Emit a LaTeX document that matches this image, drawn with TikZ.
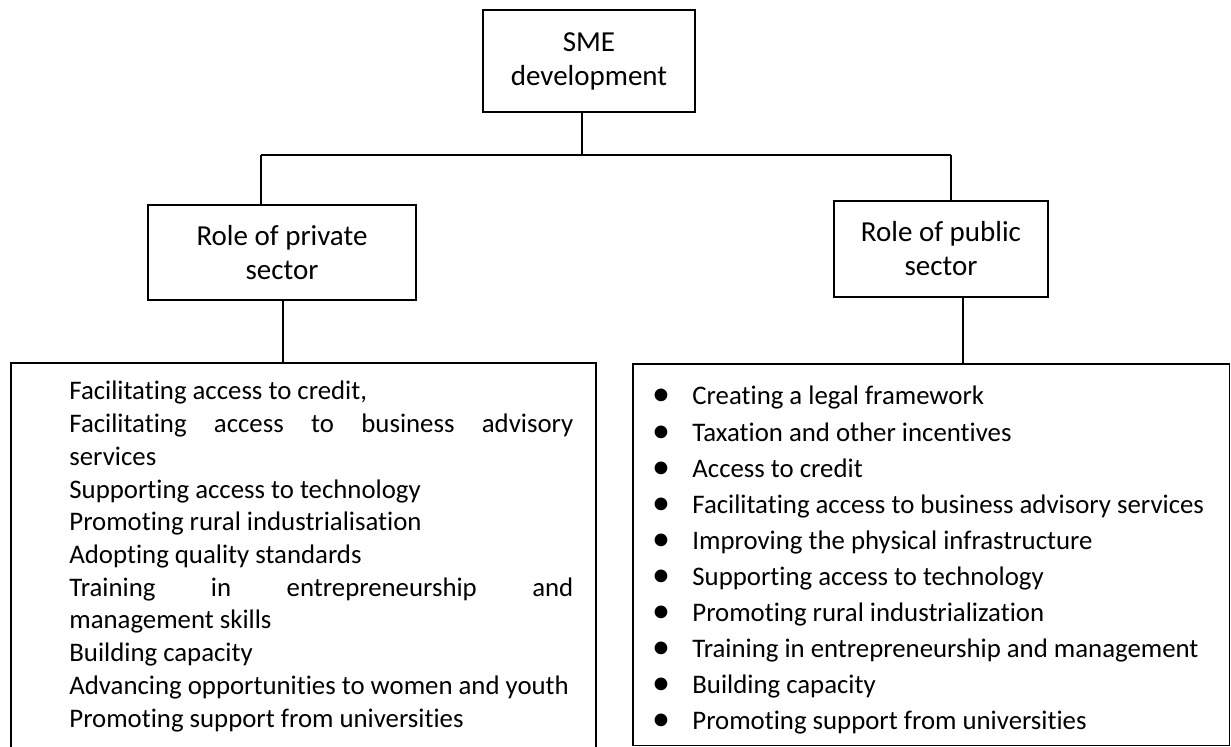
\documentclass[tikz,border=0pt]{standalone}
\usepackage{fontspec}
\setmainfont{Carlito}[Ligatures={NoCommon,NoContextual,NoRare},Contextuals=NoAlternate]
\usetikzlibrary{positioning}

\tikzset{
  block/.style={draw, line width=0.75pt, align=center, inner sep=0pt,
    font=\fontsize{14.5}{17}\selectfont},
  listbox/.style={draw, line width=0.75pt, inner sep=0pt},
  link/.style={line width=0.7pt},
  entry/.style={anchor=base west, inner sep=0pt, font=\fontsize{13.4}{16}\selectfont},
  dot/.style={anchor=base, inner sep=0pt, font=\fontsize{18}{18}\selectfont},
}
% a justified line: spaces stretched to the full column
\newcommand\spreadline[1]{\makebox[252pt][s]{#1}}

\begin{document}
\begin{tikzpicture}[x=0.5pt,y=-0.5pt]
\useasboundingbox (0,0) rectangle (1231,747);
\clip (0,0) rectangle (1231,747);

% boxes
\node[block, minimum width=106pt, minimum height=51pt] (sme) at (589,61) {SME\\development};
\node[block, minimum width=134pt, minimum height=47.5pt] (private) at (282,252.5) {Role of private\\sector};
\node[block, minimum width=107pt, minimum height=48pt] (public) at (941,249) {Role of public\\sector};

\node[listbox, minimum width=292.5pt, minimum height=194.5pt] (privlist) at (303.5,557.5) {};
\node[listbox, minimum width=298.25pt, minimum height=190.75pt] (publist) at (931.25,554.75) {};

% tree lines
\coordinate (bus) at (582,155);
\coordinate (busL) at (261,155);
\coordinate (busR) at (951,155);

\draw[link] ([xshift=-3.5pt]sme.south) -- (bus);
\draw[link] (busL) -- (busR);
\draw[link] (busL) -- (busL |- private.north);
\draw[link] (busR) -- (busR |- public.north);
\draw[link] ([xshift=0.5pt]private.south) -- ([xshift=0.5pt]private.south |- privlist.north);
\draw[link] ([xshift=11pt]public.south) -- ([xshift=11pt]public.south |- publist.north);

% private sector list
\foreach \txt [count=\i from 0] in {
  {Facilitating access to credit,},
  {\spreadline{Facilitating access to business advisory}},
  services,
  Supporting access to technology,
  Promoting rural industrialisation,
  Adopting quality standards,
  {\spreadline{Training in entrepreneurship and}},
  management skills,
  Building capacity,
  Advancing opportunities to women and youth,
  Promoting support from universities}
  \node[entry] (priv\i) at (69,{400+32.7*\i}) {\txt};

% public sector list
\foreach \txt [count=\i from 0] in {
  Creating a legal framework,
  Taxation and other incentives,
  Access to credit,
  Facilitating access to business advisory services,
  Improving the physical infrastructure,
  Supporting access to technology,
  Promoting rural industrialization,
  Training in entrepreneurship and management,
  Building capacity,
  Promoting support from universities}
{
  \node[dot] (bul\i) at (661,{406+36.1*\i}) {\textbullet};
  \node[entry] (pub\i) at (692,{405+36.1*\i}) {\txt};
}

\end{tikzpicture}
\end{document}
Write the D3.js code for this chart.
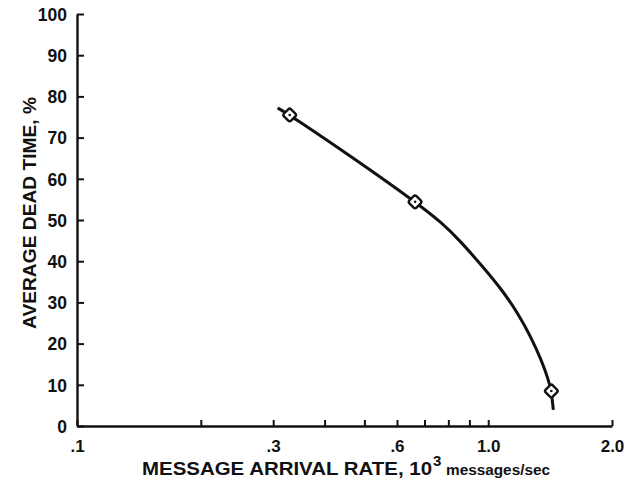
____
Show all lines in the entries above where the string "this" appears.

Emit a LaTeX document that matches this image, drawn with TikZ.
Write the D3.js code for this chart.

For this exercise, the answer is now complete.